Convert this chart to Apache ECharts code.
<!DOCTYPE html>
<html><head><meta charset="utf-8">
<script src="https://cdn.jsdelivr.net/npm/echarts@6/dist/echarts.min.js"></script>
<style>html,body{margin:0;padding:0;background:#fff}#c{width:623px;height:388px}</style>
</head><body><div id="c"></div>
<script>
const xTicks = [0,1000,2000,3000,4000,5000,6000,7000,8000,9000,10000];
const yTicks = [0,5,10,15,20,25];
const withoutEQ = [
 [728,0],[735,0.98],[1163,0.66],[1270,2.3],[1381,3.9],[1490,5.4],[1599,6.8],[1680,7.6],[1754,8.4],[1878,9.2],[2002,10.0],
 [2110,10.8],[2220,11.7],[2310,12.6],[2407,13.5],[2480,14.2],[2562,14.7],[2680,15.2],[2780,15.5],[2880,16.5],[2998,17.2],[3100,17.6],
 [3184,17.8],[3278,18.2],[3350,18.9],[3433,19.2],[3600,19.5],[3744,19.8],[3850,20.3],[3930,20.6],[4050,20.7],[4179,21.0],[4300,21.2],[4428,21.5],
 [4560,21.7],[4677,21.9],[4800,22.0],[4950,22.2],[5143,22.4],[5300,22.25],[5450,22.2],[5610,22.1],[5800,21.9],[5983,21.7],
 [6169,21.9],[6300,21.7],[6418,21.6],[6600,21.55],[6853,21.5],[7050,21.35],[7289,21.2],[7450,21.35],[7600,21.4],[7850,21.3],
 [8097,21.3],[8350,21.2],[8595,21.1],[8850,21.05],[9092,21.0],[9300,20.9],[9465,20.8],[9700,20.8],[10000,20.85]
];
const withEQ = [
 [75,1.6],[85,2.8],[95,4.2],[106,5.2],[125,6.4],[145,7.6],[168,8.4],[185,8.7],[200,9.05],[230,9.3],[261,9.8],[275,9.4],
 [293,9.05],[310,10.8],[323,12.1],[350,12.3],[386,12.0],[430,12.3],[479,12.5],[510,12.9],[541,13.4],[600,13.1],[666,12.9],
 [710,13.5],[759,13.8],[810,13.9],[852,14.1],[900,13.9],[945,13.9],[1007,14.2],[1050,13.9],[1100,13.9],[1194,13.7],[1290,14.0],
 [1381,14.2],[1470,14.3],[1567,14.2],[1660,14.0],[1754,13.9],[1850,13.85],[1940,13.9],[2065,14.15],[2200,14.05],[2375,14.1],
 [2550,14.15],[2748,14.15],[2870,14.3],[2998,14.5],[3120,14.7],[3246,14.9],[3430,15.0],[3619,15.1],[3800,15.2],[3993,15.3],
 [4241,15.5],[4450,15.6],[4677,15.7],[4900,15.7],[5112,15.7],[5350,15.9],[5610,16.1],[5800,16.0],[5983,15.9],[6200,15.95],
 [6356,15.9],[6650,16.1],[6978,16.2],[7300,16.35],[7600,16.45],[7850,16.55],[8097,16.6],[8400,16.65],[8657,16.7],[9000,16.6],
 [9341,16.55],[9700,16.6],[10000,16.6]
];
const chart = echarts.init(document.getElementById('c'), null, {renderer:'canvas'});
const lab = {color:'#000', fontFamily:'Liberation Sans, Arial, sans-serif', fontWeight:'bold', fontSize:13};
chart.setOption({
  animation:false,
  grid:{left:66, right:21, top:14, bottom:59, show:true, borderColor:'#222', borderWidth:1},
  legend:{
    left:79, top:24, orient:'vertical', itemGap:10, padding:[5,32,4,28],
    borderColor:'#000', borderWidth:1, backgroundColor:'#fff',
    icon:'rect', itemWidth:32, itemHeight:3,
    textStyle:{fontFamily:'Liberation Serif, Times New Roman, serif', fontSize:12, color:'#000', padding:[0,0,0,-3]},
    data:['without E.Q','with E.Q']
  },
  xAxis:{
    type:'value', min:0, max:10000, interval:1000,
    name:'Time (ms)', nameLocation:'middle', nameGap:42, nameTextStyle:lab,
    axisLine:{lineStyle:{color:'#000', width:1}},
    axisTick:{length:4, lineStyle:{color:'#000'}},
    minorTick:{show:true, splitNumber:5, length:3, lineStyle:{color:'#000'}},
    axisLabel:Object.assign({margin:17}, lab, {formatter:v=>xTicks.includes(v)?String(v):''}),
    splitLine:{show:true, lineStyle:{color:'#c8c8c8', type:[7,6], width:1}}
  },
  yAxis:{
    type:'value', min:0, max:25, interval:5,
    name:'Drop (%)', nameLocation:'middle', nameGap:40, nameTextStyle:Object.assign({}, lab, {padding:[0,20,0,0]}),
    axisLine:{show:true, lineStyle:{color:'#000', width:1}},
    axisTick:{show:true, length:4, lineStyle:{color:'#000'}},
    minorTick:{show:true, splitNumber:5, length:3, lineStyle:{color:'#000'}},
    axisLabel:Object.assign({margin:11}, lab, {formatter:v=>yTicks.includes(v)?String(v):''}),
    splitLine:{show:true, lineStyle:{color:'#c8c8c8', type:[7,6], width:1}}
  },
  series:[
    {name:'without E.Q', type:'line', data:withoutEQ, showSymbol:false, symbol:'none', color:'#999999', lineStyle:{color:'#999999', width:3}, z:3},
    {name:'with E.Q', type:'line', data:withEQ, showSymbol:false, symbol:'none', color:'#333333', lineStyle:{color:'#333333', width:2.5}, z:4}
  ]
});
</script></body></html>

━━━━━━━━━━━━━━━━

• Exercise directions
Transcribe the full listing above without leaving anything out.

• Answer
Convert this chart to Apache ECharts code.
<!DOCTYPE html>
<html><head><meta charset="utf-8">
<script src="https://cdn.jsdelivr.net/npm/echarts@6/dist/echarts.min.js"></script>
<style>html,body{margin:0;padding:0;background:#fff}#c{width:623px;height:388px}</style>
</head><body><div id="c"></div>
<script>
const xTicks = [0,1000,2000,3000,4000,5000,6000,7000,8000,9000,10000];
const yTicks = [0,5,10,15,20,25];
const withoutEQ = [
 [728,0],[735,0.98],[1163,0.66],[1270,2.3],[1381,3.9],[1490,5.4],[1599,6.8],[1680,7.6],[1754,8.4],[1878,9.2],[2002,10.0],
 [2110,10.8],[2220,11.7],[2310,12.6],[2407,13.5],[2480,14.2],[2562,14.7],[2680,15.2],[2780,15.5],[2880,16.5],[2998,17.2],[3100,17.6],
 [3184,17.8],[3278,18.2],[3350,18.9],[3433,19.2],[3600,19.5],[3744,19.8],[3850,20.3],[3930,20.6],[4050,20.7],[4179,21.0],[4300,21.2],[4428,21.5],
 [4560,21.7],[4677,21.9],[4800,22.0],[4950,22.2],[5143,22.4],[5300,22.25],[5450,22.2],[5610,22.1],[5800,21.9],[5983,21.7],
 [6169,21.9],[6300,21.7],[6418,21.6],[6600,21.55],[6853,21.5],[7050,21.35],[7289,21.2],[7450,21.35],[7600,21.4],[7850,21.3],
 [8097,21.3],[8350,21.2],[8595,21.1],[8850,21.05],[9092,21.0],[9300,20.9],[9465,20.8],[9700,20.8],[10000,20.85]
];
const withEQ = [
 [75,1.6],[85,2.8],[95,4.2],[106,5.2],[125,6.4],[145,7.6],[168,8.4],[185,8.7],[200,9.05],[230,9.3],[261,9.8],[275,9.4],
 [293,9.05],[310,10.8],[323,12.1],[350,12.3],[386,12.0],[430,12.3],[479,12.5],[510,12.9],[541,13.4],[600,13.1],[666,12.9],
 [710,13.5],[759,13.8],[810,13.9],[852,14.1],[900,13.9],[945,13.9],[1007,14.2],[1050,13.9],[1100,13.9],[1194,13.7],[1290,14.0],
 [1381,14.2],[1470,14.3],[1567,14.2],[1660,14.0],[1754,13.9],[1850,13.85],[1940,13.9],[2065,14.15],[2200,14.05],[2375,14.1],
 [2550,14.15],[2748,14.15],[2870,14.3],[2998,14.5],[3120,14.7],[3246,14.9],[3430,15.0],[3619,15.1],[3800,15.2],[3993,15.3],
 [4241,15.5],[4450,15.6],[4677,15.7],[4900,15.7],[5112,15.7],[5350,15.9],[5610,16.1],[5800,16.0],[5983,15.9],[6200,15.95],
 [6356,15.9],[6650,16.1],[6978,16.2],[7300,16.35],[7600,16.45],[7850,16.55],[8097,16.6],[8400,16.65],[8657,16.7],[9000,16.6],
 [9341,16.55],[9700,16.6],[10000,16.6]
];
const chart = echarts.init(document.getElementById('c'), null, {renderer:'canvas'});
const lab = {color:'#000', fontFamily:'Liberation Sans, Arial, sans-serif', fontWeight:'bold', fontSize:13};
chart.setOption({
  animation:false,
  grid:{left:66, right:21, top:14, bottom:59, show:true, borderColor:'#222', borderWidth:1},
  legend:{
    left:79, top:24, orient:'vertical', itemGap:10, padding:[5,32,4,28],
    borderColor:'#000', borderWidth:1, backgroundColor:'#fff',
    icon:'rect', itemWidth:32, itemHeight:3,
    textStyle:{fontFamily:'Liberation Serif, Times New Roman, serif', fontSize:12, color:'#000', padding:[0,0,0,-3]},
    data:['without E.Q','with E.Q']
  },
  xAxis:{
    type:'value', min:0, max:10000, interval:1000,
    name:'Time (ms)', nameLocation:'middle', nameGap:42, nameTextStyle:lab,
    axisLine:{lineStyle:{color:'#000', width:1}},
    axisTick:{length:4, lineStyle:{color:'#000'}},
    minorTick:{show:true, splitNumber:5, length:3, lineStyle:{color:'#000'}},
    axisLabel:Object.assign({margin:17}, lab, {formatter:v=>xTicks.includes(v)?String(v):''}),
    splitLine:{show:true, lineStyle:{color:'#c8c8c8', type:[7,6], width:1}}
  },
  yAxis:{
    type:'value', min:0, max:25, interval:5,
    name:'Drop (%)', nameLocation:'middle', nameGap:40, nameTextStyle:Object.assign({}, lab, {padding:[0,20,0,0]}),
    axisLine:{show:true, lineStyle:{color:'#000', width:1}},
    axisTick:{show:true, length:4, lineStyle:{color:'#000'}},
    minorTick:{show:true, splitNumber:5, length:3, lineStyle:{color:'#000'}},
    axisLabel:Object.assign({margin:11}, lab, {formatter:v=>yTicks.includes(v)?String(v):''}),
    splitLine:{show:true, lineStyle:{color:'#c8c8c8', type:[7,6], width:1}}
  },
  series:[
    {name:'without E.Q', type:'line', data:withoutEQ, showSymbol:false, symbol:'none', color:'#999999', lineStyle:{color:'#999999', width:3}, z:3},
    {name:'with E.Q', type:'line', data:withEQ, showSymbol:false, symbol:'none', color:'#333333', lineStyle:{color:'#333333', width:2.5}, z:4}
  ]
});
</script></body></html>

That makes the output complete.